Exercise directions:
Extract, in full, the lines below, beginning at the first and ending with the line that contains "ebtc_hi = [480, 1700, 3200, 7400, 14300, 20600, 28500]". Pictures do not belong in the copy.

Information shown:
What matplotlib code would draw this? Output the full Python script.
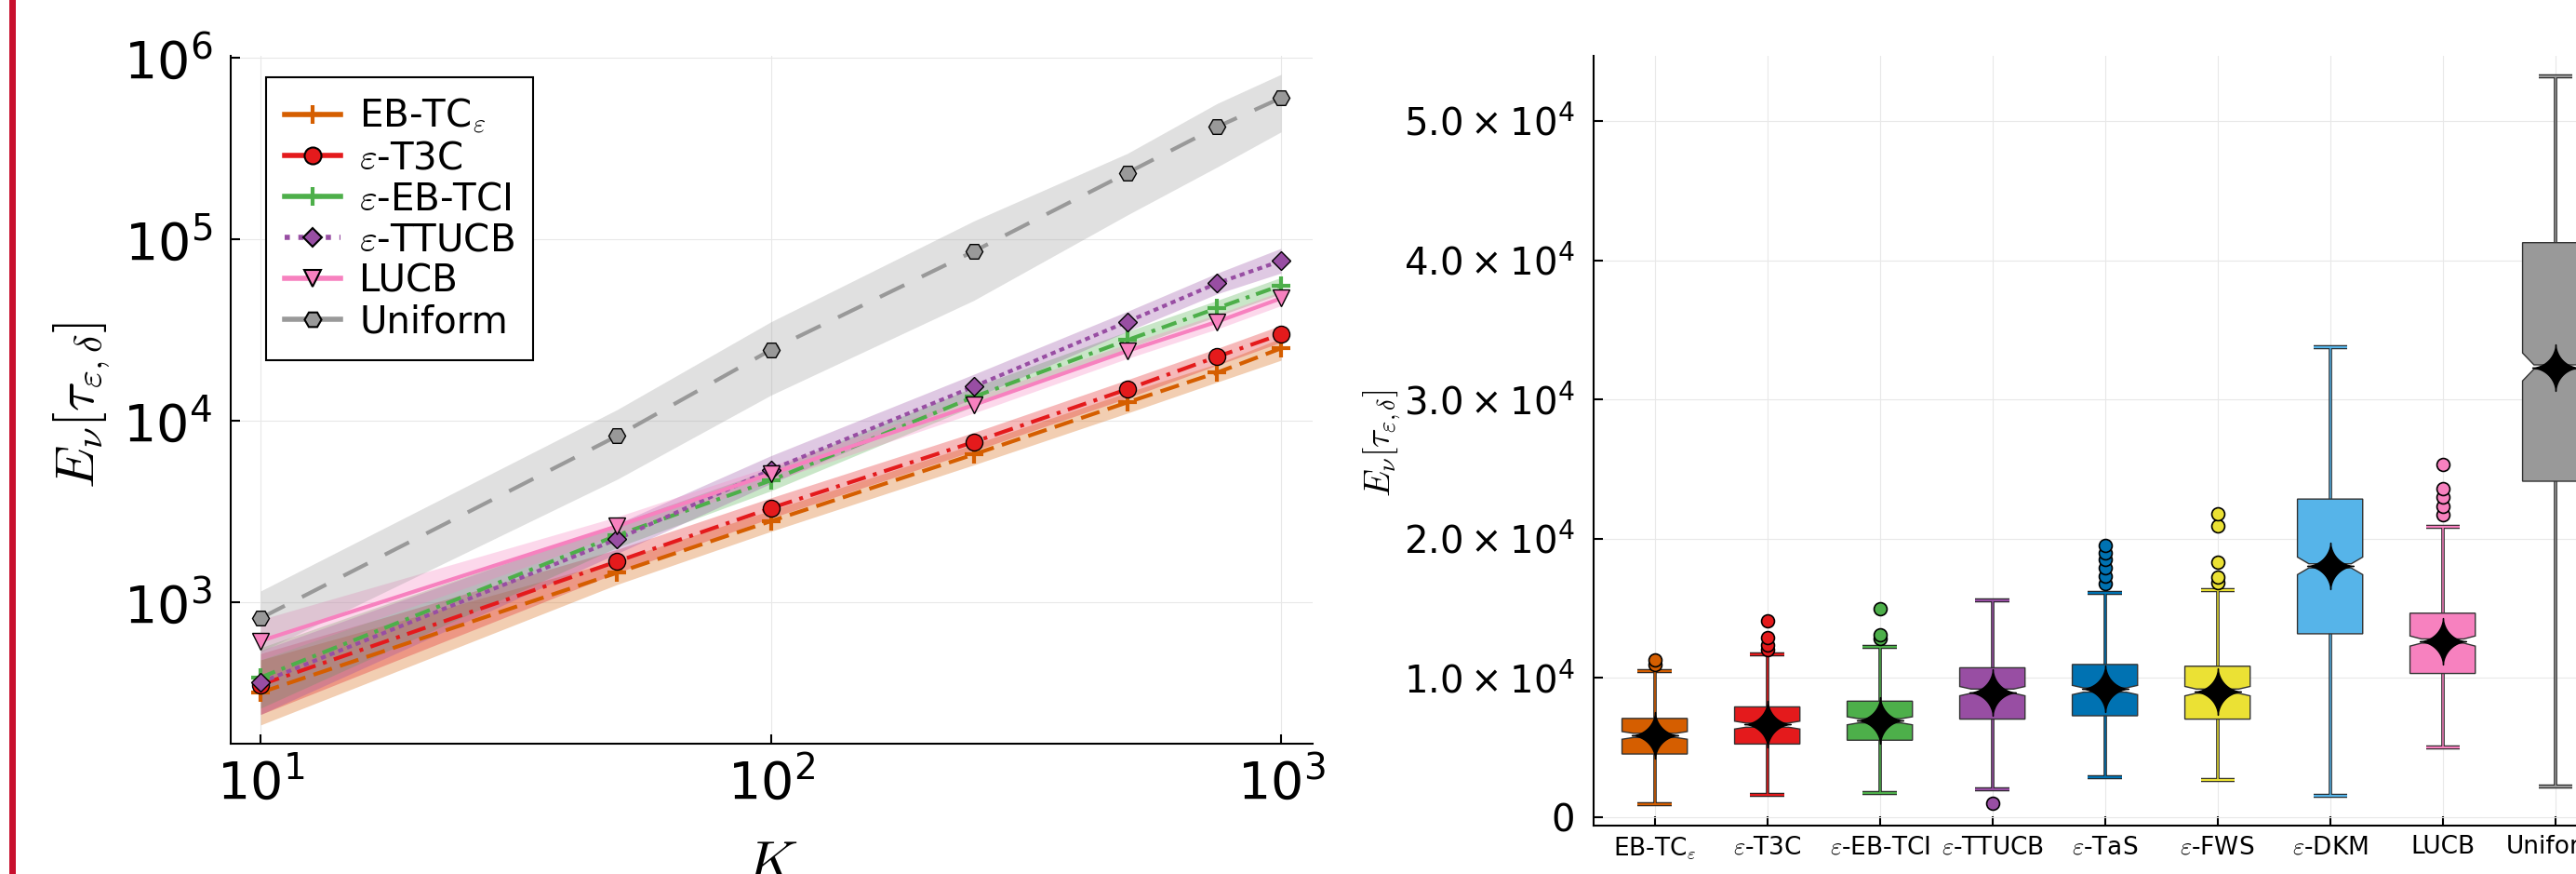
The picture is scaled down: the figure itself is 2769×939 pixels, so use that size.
import numpy as np
import matplotlib
matplotlib.use("Agg")
import matplotlib.pyplot as plt
from matplotlib.lines import Line2D
from matplotlib.patches import Polygon, Rectangle
from matplotlib.path import Path
from matplotlib.ticker import FixedLocator, FuncFormatter, NullLocator

plt.rcParams['font.family'] = 'DejaVu Sans'
plt.rcParams['mathtext.fontset'] = 'dejavusans'

# ---- left panel: expected stopping time vs K (log-log) ----
K = [10, 50, 100, 250, 500, 750, 1000]

ebtc_mean = [317, 1450, 2790, 6510, 12600, 18400, 25000]
ebtc_lo = [210, 1250, 2450, 5700, 11000, 16300, 21500]
ebtc_hi = [480, 1700, 3200, 7400, 14300, 20600, 28500]

t3c_mean = [350, 1675, 3290, 7620, 14900, 22500, 29900]
t3c_lo = [240, 1450, 2900, 6800, 13300, 20200, 27000]
t3c_hi = [520, 1950, 3750, 8600, 16800, 25000, 33500]

ebtci_mean = [384, 2330, 4680, 13500, 27800, 41700, 55600]
ebtci_lo = [260, 2000, 4100, 12000, 25000, 37500, 50000]
ebtci_hi = [560, 2700, 5400, 15300, 31000, 46000, 61500]

ttucb_mean = [360, 2220, 5350, 15400, 35100, 57200, 75900]
ttucb_lo = [240, 1850, 4500, 13300, 31000, 50000, 65000]
ttucb_hi = [540, 2700, 6400, 18000, 40000, 65000, 89000]

lucb_mean = [610, 2620, 5090, 12200, 24200, 35100, 47200]
lucb_lo = [480, 2350, 4600, 11000, 22000, 32000, 43000]
lucb_hi = [800, 2950, 5600, 13500, 26500, 38500, 51500]

unif_mean = [815, 8230, 24500, 85700, 232000, 416000, 600000]
unif_lo = [530, 4750, 13800, 46000, 136000, 250000, 390000]
unif_hi = [1150, 11500, 35000, 126000, 297000, 560000, 810000]

# ---- right panel: boxplots ----
box_names = ["EB-TC$_{\\varepsilon}$", "$\\varepsilon$-T3C", "$\\varepsilon$-EB-TCI",
             "$\\varepsilon$-TTUCB", "$\\varepsilon$-TaS", "$\\varepsilon$-FWS",
             "$\\varepsilon$-DKM", "LUCB", "Uniform"]
box_q1 = [4545, 5260, 5535, 7050, 7290, 7050, 13180, 10330, 24140]
box_med = [5880, 6620, 6930, 9060, 9140, 9060, 18060, 12660, 32350]
box_q3 = [7100, 7930, 8340, 10740, 10975, 10850, 22860, 14660, 41280]
box_wlo = [935, 1600, 1770, 2010, 2850, 2650, 1570, 5010, 2200]
box_whi = [10510, 11720, 12260, 15580, 16100, 16340, 33750, 20860, 53210]
box_mean = [5900, 6700, 6950, 8950, 9200, 9050, 18050, 12650, 32300]
box_out = [[11000, 11300],
           [12060, 12400, 12940, 14140],
           [12860, 13140, 14980],
           [1010],
           [16800, 17300, 17900, 18500, 19000, 19500],
           [16860, 17260, 18340, 20900, 21780],
           [],
           [21740, 22340, 22990, 23620, 25350],
           []]
n_runs = 1000

orange, red, green, purple = '#D55E00', '#E41A1C', '#4DAF4A', '#984EA3'
pink, gray, blue, yellow, sky = '#F781BF', '#999999', '#0072B2', '#EBE134', '#56B4E9'
box_colors = [orange, red, green, purple, blue, yellow, sky, pink, gray]

W, H = 2769, 939
fig = plt.figure(figsize=(W / 100, H / 100), dpi=100)

# red bar at the far left
fig.add_artist(Rectangle((10 / W, 0), 7 / W, 1, transform=fig.transFigure,
                         color='#C8102E', lw=0))

ax1 = fig.add_axes([247.5 / W, 1 - 799.3 / H, (1410.7 - 247.5) / W, (799.3 - 60) / H])
ax2 = fig.add_axes([1713.3 / W, 1 - 887.3 / H, (2812 - 1713.3) / W, (887.3 - 60) / H])

for ax in (ax1, ax2):
    for s in ('top', 'right'):
        ax.spines[s].set_visible(False)
    for s in ('left', 'bottom'):
        ax.spines[s].set_linewidth(1.5)
    ax.grid(True, color='#e8e8e8', lw=0.8, zorder=0)
    ax.set_axisbelow(True)
    ax.tick_params(direction='in', length=7, width=1.5)

series = [
    ("EB-TC$_{\\varepsilon}$", ebtc_mean, ebtc_lo, ebtc_hi, orange, '+', (5, 2.2)),
    ("$\\varepsilon$-T3C", t3c_mean, t3c_lo, t3c_hi, red, 'o', (5, 2, 1, 2)),
    ("$\\varepsilon$-EB-TCI", ebtci_mean, ebtci_lo, ebtci_hi, green, '+', (4, 1.8, 1, 1.8)),
    ("$\\varepsilon$-TTUCB", ttucb_mean, ttucb_lo, ttucb_hi, purple, 'D', (1.3, 1.1)),
    ("LUCB", lucb_mean, lucb_lo, lucb_hi, pink, 'v', None),
    ("Uniform", unif_mean, unif_lo, unif_hi, gray, 'H', (7, 5)),
]

handles = []
for name, m, lo, hi, c, mk, dash in series:
    ax1.fill_between(K, lo, hi, color=c, alpha=0.3, lw=0, zorder=2)
    ln, = ax1.plot(K, m, color=c, lw=3, zorder=3)
    if dash is not None:
        ln.set_dashes(dash)
    if mk == '+':
        ax1.plot(K, m, ls='none', marker='+', ms=15, mew=3, color=c, zorder=4)
        h = Line2D([], [], color=c, lw=4, marker='+', ms=15, mew=3)
    else:
        msz = 10 if mk == 'D' else 13
        ax1.plot(K, m, ls='none', marker=mk, ms=msz, mfc=c, mec='black', mew=1, zorder=4)
        h = Line2D([], [], color=c, lw=4, marker=mk, ms=msz, mfc=c, mec='black', mew=1.5,
                   ls=':' if mk == 'D' else '-')
    handles.append(h)

ax1.set_xscale('log')
ax1.set_yscale('log')
ax1.set_xlim(8.72, 1152)
ax1.set_ylim(165, 1.024e6)
ax1.xaxis.set_major_locator(FixedLocator([10, 100, 1000]))
ax1.yaxis.set_major_locator(FixedLocator([1e3, 1e4, 1e5, 1e6]))
ax1.xaxis.set_minor_locator(NullLocator())
ax1.yaxis.set_minor_locator(NullLocator())
logfmt = FuncFormatter(lambda v, p: "$10^{%d}$" % int(round(np.log10(v))))
ax1.xaxis.set_major_formatter(logfmt)
ax1.yaxis.set_major_formatter(logfmt)
ax1.tick_params(axis='both', labelsize=40)
ax1.tick_params(axis='x', pad=11)
ax1.tick_params(axis='y', pad=14)

leg = ax1.legend(handles, [s[0] for s in series], loc='upper left',
                 bbox_to_anchor=(0.0328, 0.9685), borderaxespad=0,
                 frameon=True, fancybox=False, framealpha=1, edgecolor='black',
                 handlelength=1.5, handletextpad=0.5, labelspacing=0.1,
                 borderpad=0.5, prop={'size': 29, 'math_fontfamily': 'cm'})
leg.get_frame().set_linewidth(1.5)

fig.text(88 / W, 1 - 435 / H, "$E_{\\nu}[\\tau_{\\varepsilon,\\delta}]$", rotation=90,
         ha='center', va='center', fontsize=42, math_fontfamily='cm')
fig.text(829 / W, 1 - 900 / H, "$K$", ha='center', va='top', fontsize=44,
         math_fontfamily='cm')

# ---- boxplots drawn by hand (shallow notches like the source) ----
hw = 0.29
dep = 0.35 * hw
gap = 150
for i in range(len(box_names)):
    x = i + 1
    c = box_colors[i]
    q1, md, q3 = box_q1[i], box_med[i], box_q3[i]
    nh = 1.57 * (q3 - q1) / np.sqrt(n_runs)
    l, r = x - hw, x + hw
    # whiskers
    for y0, y1 in ((q3, box_whi[i]), (q1, box_wlo[i])):
        ax2.plot([x, x], [y0, y1], color='#222222', lw=2.6, zorder=3, solid_capstyle='butt')
        ax2.plot([x, x], [y0, y1], color=c, lw=1.1, zorder=3.1, solid_capstyle='butt')
    for yc in (box_whi[i], box_wlo[i]):
        ax2.plot([x - 0.15, x + 0.15], [yc, yc], color='#222222', lw=3.2, zorder=3,
                 solid_capstyle='butt')
        ax2.plot([x - 0.15, x + 0.15], [yc, yc], color=c, lw=1.6, zorder=3.1,
                 solid_capstyle='butt')
    upper = [(l, q3), (r, q3), (r, md + nh + gap), (r - dep, md + gap),
             (l + dep, md + gap), (l, md + nh + gap)]
    lower = [(l, md - nh - gap), (l + dep, md - gap), (r - dep, md - gap),
             (r, md - nh - gap), (r, q1), (l, q1)]
    for pts in (upper, lower):
        ax2.add_patch(Polygon(pts, closed=True, facecolor=c, edgecolor='#333333',
                              lw=1.0, zorder=4))
    if box_out[i]:
        ax2.plot([x] * len(box_out[i]), box_out[i], ls='none', marker='o', ms=10,
                 mfc=c, mec='black', mew=1.2, zorder=5)

t = np.linspace(0, 2 * np.pi, 241)
star4 = Path(np.column_stack([np.sign(np.cos(t)) * np.abs(np.cos(t)) ** 3.4,
                              np.sign(np.sin(t)) * np.abs(np.sin(t)) ** 3.4]))
ax2.plot(range(1, len(box_names) + 1), box_mean, ls='none', marker=star4, ms=36,
         color='black', zorder=6)

ax2.set_xlim(0.46, 9.54)
ax2.set_ylim(-620, 54700)
ax2.set_xticks(range(1, len(box_names) + 1))
ax2.set_xticklabels(box_names, fontsize=19)
for lab in ax2.get_xticklabels():
    lab.set_math_fontfamily('cm')
ax2.set_yticks([0, 10000, 20000, 30000, 40000, 50000])
ax2.yaxis.set_major_formatter(FuncFormatter(
    lambda v, p: "0" if v == 0 else "$%.1f\\times10^{4}$" % (v / 1e4)))
ax2.tick_params(axis='y', labelsize=29, pad=15)
ax2.tick_params(axis='x', pad=7)

fig.text(1486 / W, 1 - 476 / H, "$E_{\\nu}[\\tau_{\\varepsilon,\\delta}]$", rotation=90,
         ha='center', va='center', fontsize=27, math_fontfamily='cm')

fig.savefig("out.png", dpi=100)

Solution for this exercise:
What matplotlib code would draw this? Output the full Python script.
The picture is scaled down: the figure itself is 2769×939 pixels, so use that size.
import numpy as np
import matplotlib
matplotlib.use("Agg")
import matplotlib.pyplot as plt
from matplotlib.lines import Line2D
from matplotlib.patches import Polygon, Rectangle
from matplotlib.path import Path
from matplotlib.ticker import FixedLocator, FuncFormatter, NullLocator

plt.rcParams['font.family'] = 'DejaVu Sans'
plt.rcParams['mathtext.fontset'] = 'dejavusans'

# ---- left panel: expected stopping time vs K (log-log) ----
K = [10, 50, 100, 250, 500, 750, 1000]

ebtc_mean = [317, 1450, 2790, 6510, 12600, 18400, 25000]
ebtc_lo = [210, 1250, 2450, 5700, 11000, 16300, 21500]
ebtc_hi = [480, 1700, 3200, 7400, 14300, 20600, 28500]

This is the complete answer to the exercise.